Artwork Data

Title

Eikenbladeren

Artist

Jan Roëde, Hugo van Valkenburg

Year

1983

Material

perspex en granito/beton

Dimensions

diverse afmetingen

Artwork Location

Address

Z.H.B.Hoven, Den Haag

City district

Centrum

GPS data

52.07681977289, 4.2978454898354 View on map

Artwork Description

Text

Practical. That is certainly how you could call the oak leaves that Jan Roëde jr. and Hugo van Valkenburg devised as signposts through the then new Kortenbosch district. That there is this practical side to it has to do with the commission. Originally, this occasional duo received a request in 1979 to design moveable elements for the Kortenbosch district that was still to be built. The elements were to mark the walking route from the centre (former bathhouse Torenstraat) to the playground on Sirtemastraat. In the end, the artists decided against movable elements. Their signage is located in fixed places: in pavements and squares and on walls and facades of houses.
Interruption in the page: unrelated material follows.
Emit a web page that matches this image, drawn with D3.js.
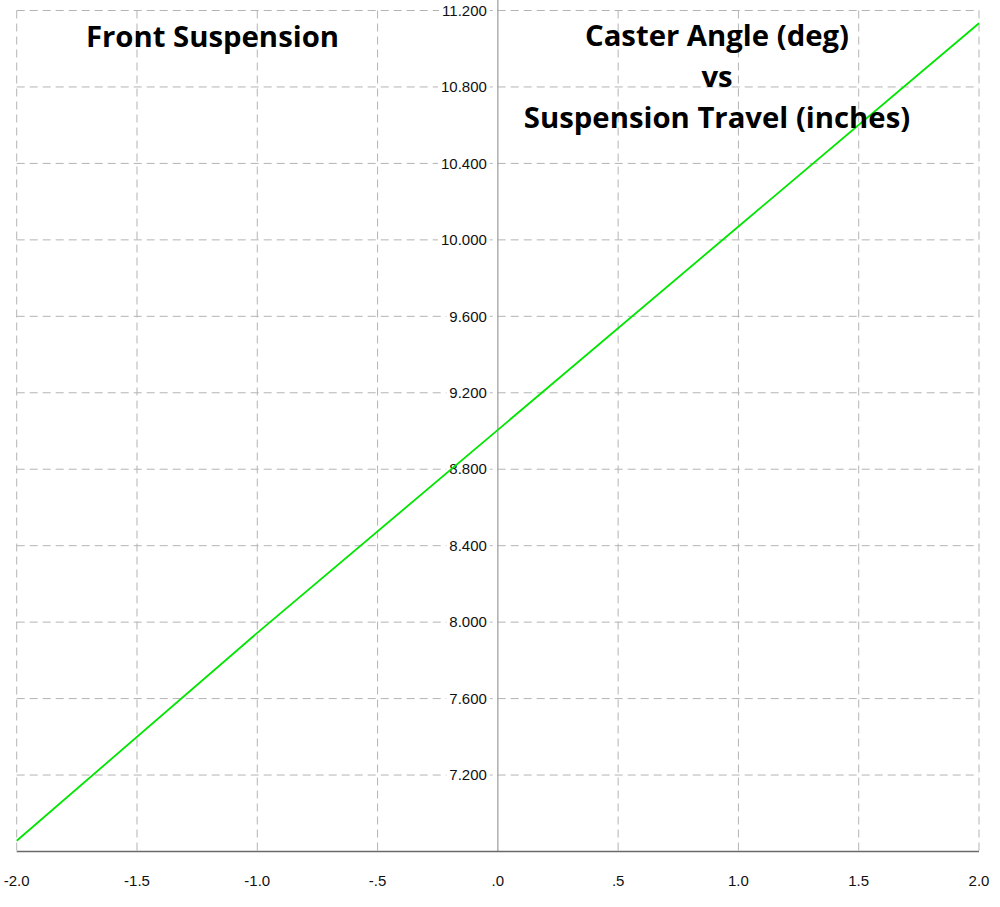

That Roëde and Van Valkenburg opted for a natural form is obvious in a neighbourhood called Kortenbosch. Yet the oak leaves are not merely practical signposts. Through the material used, the artists have added something extra. It is not so much the oak leaves executed in granite that are important, but those leaves made of material that reacts to weather conditions such as humidity and temperature. After a long search, the duo found a manufacturer in the US that supplied a film with liquid crystals that changes colour under the influence of the weather. That is why some oak leaves change colour from blue to red when exposed to moisture, while others take on all the colours of the rainbow when the temperature rises or falls. Incidentally, the artists have wrapped the leaves formed with the fragile film in perspex for protection.

It was not unusual for Roëde, son of the well-known painter Jan Roëde sr. of The Hague, and Van Valkenburg to materialise something immaterial - in this case changes under the influence of the weather. Certainly Van Valkenburg did this more often in his art. He investigated, for example, how he could capture movement (three-dimensionally).